Der Familienunternehmer positionierte sich in der Vergangenheit auch immer wieder politisch. Vor einem guten Jahr machte er zum Beispiel Schlagzeilen, als er seinen Beschäftigten in Deutschland davon abriet, für die AfD zu stimmen. In einem fünfseitigen Schreiben warnte er mögliche Protestwähler damals: "Bloß wegen ein bisschen Spaß an der Freude Rabatz zu machen und aus Unmut über die Ampelregierung die AfD zu wählen, ist einfach zu wenig." Niemand müsse hierzulande hungern oder frieren.
Erfolgsgeschichte hat auch Ecken und Kanten
Aber auch in der Aufstiegsgeschichte von Würth gab es weniger glanzvolle Aspekte: Einen Betriebsrat gab es bei Würth in Deutschland zum Beispiel bis 2019 nicht. Zwar ohne Schaden für die Belegschaft - die Bezahlung war eher überdurchschnittlich, das Betriebsklima intakt. Doch mit einzelnen Arbeitnehmervertretern lag der Konzern immer mal wieder im Clinch.
Die Chefin der IG Metall in Baden-Württemberg, Barbara Resch, sagte über Würth: "Gerade die heutige Zeit braucht mutige und demokratisch engagierte Unternehmer wie Reinhold Würth." Ein konstruktiver Dialog und gegenseitiger Respekt seien aber entscheidend für das Wohl der Beschäftigten und den langfristigen Erfolg des Unternehmens. "Das gilt auch für Würth."
Generationenwechsel im Schrauben-Imperium
Aus dem Tagesgeschäft ist Würth vor mehr als 30 Jahren ausgestiegen. Bereits damals gehörte die Firma mehreren Stiftungen. Zu oft hatte Würth miterlebt, wie andere Familienunternehmen im Erbgang litten oder zerfielen. Aber auch nach seinem Ausscheiden wachte der Patriarch über die Entwicklung seines Konzerns. Die Geschäftszahlen hatte er stets parat. Er freute sich besonders darüber, dass 2023 die 20-Milliarden-Grenze beim Umsatz geknackt wurde. Aktuell hat der Konzern aber mit der Konjunkturkrise zu kämpfen. Für 2024 rechnete Würth mit weniger Erlös und einem Gewinneinbruch.

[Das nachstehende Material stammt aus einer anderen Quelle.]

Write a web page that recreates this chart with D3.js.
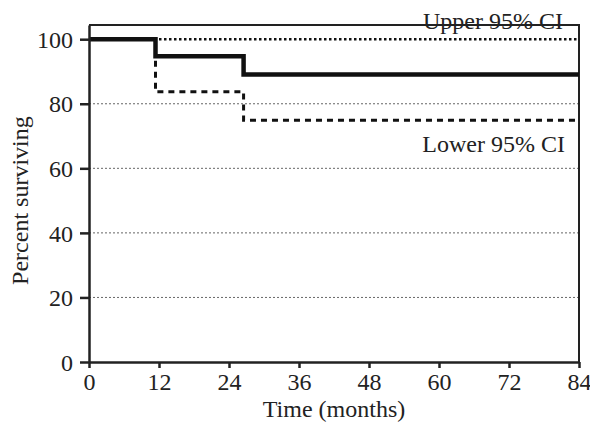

Ganz weg war Würth ohnehin nie: Als Vorsitzender des Stiftungsaufsichtsrats war er an den wichtigen strategischen Weichenstellungen beteiligt. Erst kürzlich - nach mehr als 75 Arbeitsjahren - zog der Familienunternehmer auch hier einen Schlussstrich: Seit Jahresbeginn hat die Enkelgeneration das Sagen. Das Wort des "alten" Würth dürfte zwar weiterhin Gewicht haben in Künzelsau. Groß einmischen wolle er sich aber nicht: "Ich quatsche aus dem Hintergrund vielleicht schon noch ein bisschen rein. Aber ich werde mich zurückhalten".
Sorgen um die Zukunft des Konzerns machte sich Würth zuletzt nicht. Privat wolle er es nun lässiger nehmen und sehr viel privat machen, sagte er. Seinen Geburtstag feiert er einer Sprecherin zufolge im Familienkreis. Ende April soll es außerdem einen Festakt in Künzelsau geben. Gut möglich, dass Reinhold Würth seine Gedanken im Anschluss in seinem Tagebuch notiert. So wie er es in seinem Leben schon oft getan hat.